## Start INPUT DATA

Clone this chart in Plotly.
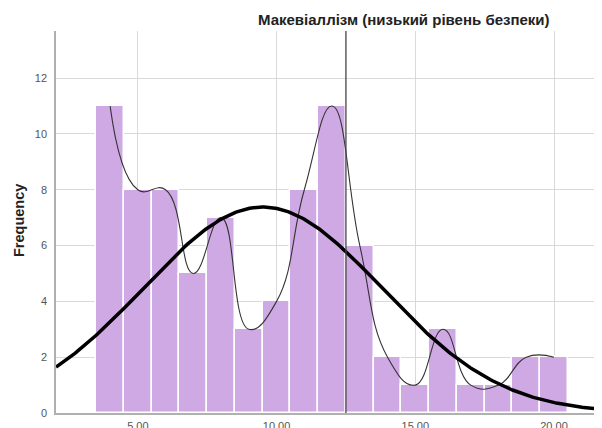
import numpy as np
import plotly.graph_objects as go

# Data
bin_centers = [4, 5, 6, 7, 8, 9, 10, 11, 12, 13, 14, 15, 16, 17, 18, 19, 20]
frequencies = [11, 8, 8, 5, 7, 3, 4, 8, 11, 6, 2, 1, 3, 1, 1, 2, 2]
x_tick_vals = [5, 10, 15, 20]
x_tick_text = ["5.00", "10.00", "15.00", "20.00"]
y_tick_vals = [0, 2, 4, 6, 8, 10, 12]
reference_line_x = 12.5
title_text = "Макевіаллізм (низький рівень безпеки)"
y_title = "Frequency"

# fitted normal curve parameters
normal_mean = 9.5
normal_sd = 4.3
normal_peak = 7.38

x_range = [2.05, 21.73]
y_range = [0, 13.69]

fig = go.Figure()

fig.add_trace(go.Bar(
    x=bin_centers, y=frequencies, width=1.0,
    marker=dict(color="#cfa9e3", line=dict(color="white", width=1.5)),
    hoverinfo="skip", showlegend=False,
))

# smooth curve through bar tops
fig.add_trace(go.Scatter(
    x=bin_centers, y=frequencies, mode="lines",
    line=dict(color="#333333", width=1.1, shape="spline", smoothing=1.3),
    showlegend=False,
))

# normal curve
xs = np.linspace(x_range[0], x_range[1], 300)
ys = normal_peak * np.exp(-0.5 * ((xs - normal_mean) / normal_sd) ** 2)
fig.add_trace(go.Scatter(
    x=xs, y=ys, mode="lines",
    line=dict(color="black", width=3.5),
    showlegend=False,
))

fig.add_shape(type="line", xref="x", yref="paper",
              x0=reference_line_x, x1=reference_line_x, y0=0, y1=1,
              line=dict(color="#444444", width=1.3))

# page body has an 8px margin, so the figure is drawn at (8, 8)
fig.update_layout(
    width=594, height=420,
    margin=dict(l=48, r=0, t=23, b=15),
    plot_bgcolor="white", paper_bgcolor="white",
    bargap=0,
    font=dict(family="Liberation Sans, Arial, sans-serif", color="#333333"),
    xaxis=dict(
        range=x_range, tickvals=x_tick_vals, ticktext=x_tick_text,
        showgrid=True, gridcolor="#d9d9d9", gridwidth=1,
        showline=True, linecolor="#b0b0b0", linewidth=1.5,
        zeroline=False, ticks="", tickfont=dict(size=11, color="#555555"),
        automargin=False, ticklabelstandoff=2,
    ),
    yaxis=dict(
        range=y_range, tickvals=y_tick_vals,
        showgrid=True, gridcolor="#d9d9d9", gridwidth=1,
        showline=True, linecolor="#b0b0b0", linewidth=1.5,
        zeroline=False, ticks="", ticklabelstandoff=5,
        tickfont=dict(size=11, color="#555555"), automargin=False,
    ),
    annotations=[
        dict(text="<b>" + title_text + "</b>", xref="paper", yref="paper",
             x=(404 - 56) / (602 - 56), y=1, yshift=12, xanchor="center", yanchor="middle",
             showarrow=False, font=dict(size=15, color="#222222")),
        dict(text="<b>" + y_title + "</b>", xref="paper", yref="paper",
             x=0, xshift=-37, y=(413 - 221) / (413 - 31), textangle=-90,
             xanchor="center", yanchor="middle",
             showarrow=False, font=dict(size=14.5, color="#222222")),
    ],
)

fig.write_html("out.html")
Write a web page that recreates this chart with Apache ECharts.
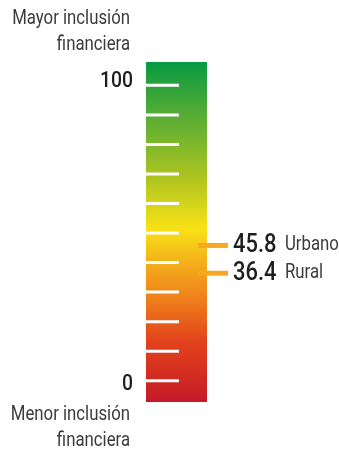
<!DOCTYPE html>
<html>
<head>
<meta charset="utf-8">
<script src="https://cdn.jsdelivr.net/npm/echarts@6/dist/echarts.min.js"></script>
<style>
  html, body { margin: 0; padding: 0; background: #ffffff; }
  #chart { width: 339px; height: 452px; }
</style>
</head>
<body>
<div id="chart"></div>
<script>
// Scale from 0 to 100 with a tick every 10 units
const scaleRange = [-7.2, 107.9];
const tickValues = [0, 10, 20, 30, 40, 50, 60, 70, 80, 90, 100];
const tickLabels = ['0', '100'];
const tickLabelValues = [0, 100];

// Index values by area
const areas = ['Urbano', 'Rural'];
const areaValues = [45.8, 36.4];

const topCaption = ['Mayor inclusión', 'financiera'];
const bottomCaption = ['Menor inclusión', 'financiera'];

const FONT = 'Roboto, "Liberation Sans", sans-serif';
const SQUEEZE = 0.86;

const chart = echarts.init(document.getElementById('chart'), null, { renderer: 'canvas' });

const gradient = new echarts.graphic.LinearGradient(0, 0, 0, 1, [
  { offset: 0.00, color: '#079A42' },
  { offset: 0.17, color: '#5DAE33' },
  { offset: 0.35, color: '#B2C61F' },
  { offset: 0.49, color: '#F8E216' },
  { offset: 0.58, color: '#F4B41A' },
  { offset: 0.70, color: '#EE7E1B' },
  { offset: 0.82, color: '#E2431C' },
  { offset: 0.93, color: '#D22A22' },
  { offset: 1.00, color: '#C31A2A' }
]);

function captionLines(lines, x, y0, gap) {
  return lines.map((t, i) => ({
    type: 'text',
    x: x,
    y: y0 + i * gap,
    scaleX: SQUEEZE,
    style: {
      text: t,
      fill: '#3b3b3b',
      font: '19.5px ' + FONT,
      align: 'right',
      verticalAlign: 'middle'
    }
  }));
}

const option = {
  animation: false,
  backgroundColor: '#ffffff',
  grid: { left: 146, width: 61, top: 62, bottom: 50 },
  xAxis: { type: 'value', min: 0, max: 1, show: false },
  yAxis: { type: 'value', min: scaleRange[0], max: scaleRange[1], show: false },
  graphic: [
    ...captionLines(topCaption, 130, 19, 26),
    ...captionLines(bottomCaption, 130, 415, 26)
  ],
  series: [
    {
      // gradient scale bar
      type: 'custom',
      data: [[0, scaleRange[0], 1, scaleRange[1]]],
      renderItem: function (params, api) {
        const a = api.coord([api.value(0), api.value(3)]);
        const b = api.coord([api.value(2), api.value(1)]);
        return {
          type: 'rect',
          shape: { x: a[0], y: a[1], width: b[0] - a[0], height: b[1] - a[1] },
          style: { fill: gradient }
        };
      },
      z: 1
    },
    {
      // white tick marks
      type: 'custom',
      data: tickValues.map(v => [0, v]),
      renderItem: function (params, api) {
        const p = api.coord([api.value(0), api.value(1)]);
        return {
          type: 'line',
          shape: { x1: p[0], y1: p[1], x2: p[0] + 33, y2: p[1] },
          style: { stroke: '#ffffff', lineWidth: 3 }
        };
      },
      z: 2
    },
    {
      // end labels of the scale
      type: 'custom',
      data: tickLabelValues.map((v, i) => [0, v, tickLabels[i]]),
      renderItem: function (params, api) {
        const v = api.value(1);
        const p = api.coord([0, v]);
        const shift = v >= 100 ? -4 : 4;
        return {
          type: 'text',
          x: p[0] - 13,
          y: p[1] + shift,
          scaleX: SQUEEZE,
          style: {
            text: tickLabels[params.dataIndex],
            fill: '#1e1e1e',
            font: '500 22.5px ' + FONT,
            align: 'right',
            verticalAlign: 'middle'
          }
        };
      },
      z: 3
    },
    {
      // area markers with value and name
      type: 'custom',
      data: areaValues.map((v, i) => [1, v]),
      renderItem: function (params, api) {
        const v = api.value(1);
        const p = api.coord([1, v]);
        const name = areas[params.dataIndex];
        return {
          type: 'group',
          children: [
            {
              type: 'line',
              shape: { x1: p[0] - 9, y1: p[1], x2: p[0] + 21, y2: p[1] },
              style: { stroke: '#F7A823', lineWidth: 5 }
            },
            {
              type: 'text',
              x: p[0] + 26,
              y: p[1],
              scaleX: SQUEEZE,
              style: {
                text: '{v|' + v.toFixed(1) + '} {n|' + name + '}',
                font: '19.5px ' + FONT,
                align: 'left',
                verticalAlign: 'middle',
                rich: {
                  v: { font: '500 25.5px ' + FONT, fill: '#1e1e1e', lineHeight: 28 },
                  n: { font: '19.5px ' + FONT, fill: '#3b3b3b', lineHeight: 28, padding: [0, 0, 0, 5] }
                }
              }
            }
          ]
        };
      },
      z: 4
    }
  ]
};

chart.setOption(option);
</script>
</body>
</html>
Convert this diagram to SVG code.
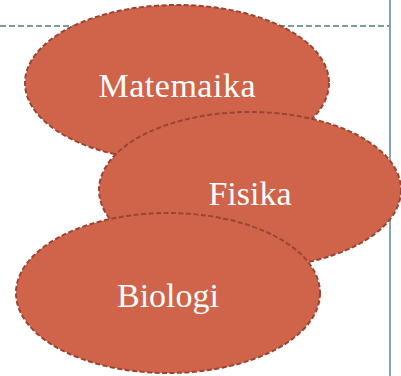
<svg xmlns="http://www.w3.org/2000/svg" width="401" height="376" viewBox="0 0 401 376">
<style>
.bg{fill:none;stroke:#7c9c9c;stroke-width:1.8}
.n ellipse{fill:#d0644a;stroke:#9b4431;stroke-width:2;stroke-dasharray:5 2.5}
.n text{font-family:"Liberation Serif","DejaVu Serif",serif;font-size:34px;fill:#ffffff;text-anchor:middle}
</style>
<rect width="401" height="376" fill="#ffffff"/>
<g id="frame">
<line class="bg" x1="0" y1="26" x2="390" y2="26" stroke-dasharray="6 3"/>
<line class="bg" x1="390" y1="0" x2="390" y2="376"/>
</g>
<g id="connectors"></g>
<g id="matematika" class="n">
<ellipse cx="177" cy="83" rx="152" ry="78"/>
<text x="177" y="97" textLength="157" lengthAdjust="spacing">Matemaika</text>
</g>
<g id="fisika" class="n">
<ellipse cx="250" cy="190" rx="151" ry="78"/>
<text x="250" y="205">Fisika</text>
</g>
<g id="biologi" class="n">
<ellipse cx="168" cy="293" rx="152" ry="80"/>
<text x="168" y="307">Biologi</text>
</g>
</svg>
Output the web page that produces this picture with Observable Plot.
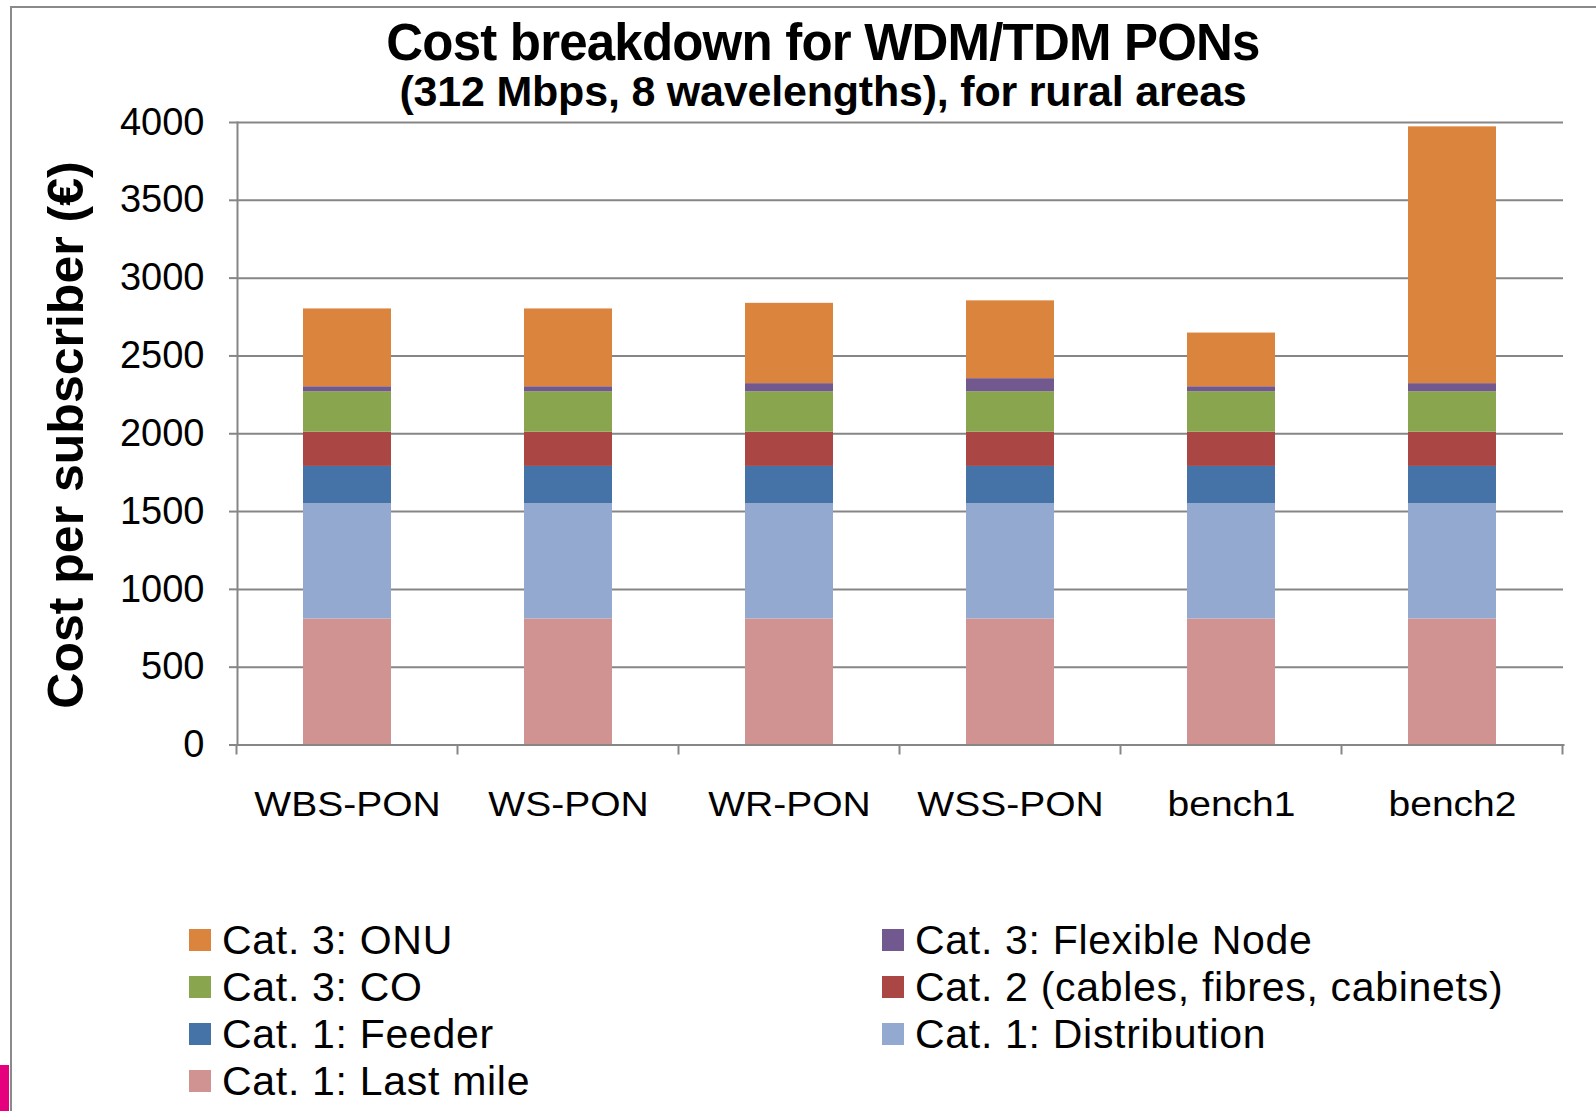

## End INPUT DATA

**CHALLENGE**
Search the entries for the word "this", then list each line that holds it.

**IN RESPONSE**
Clone this chart in Plotly.
Write a web page that recreates this chart with Apache ECharts.
Convert this diagram to SVG code.
Output the web page that produces this picture with Observable Plot.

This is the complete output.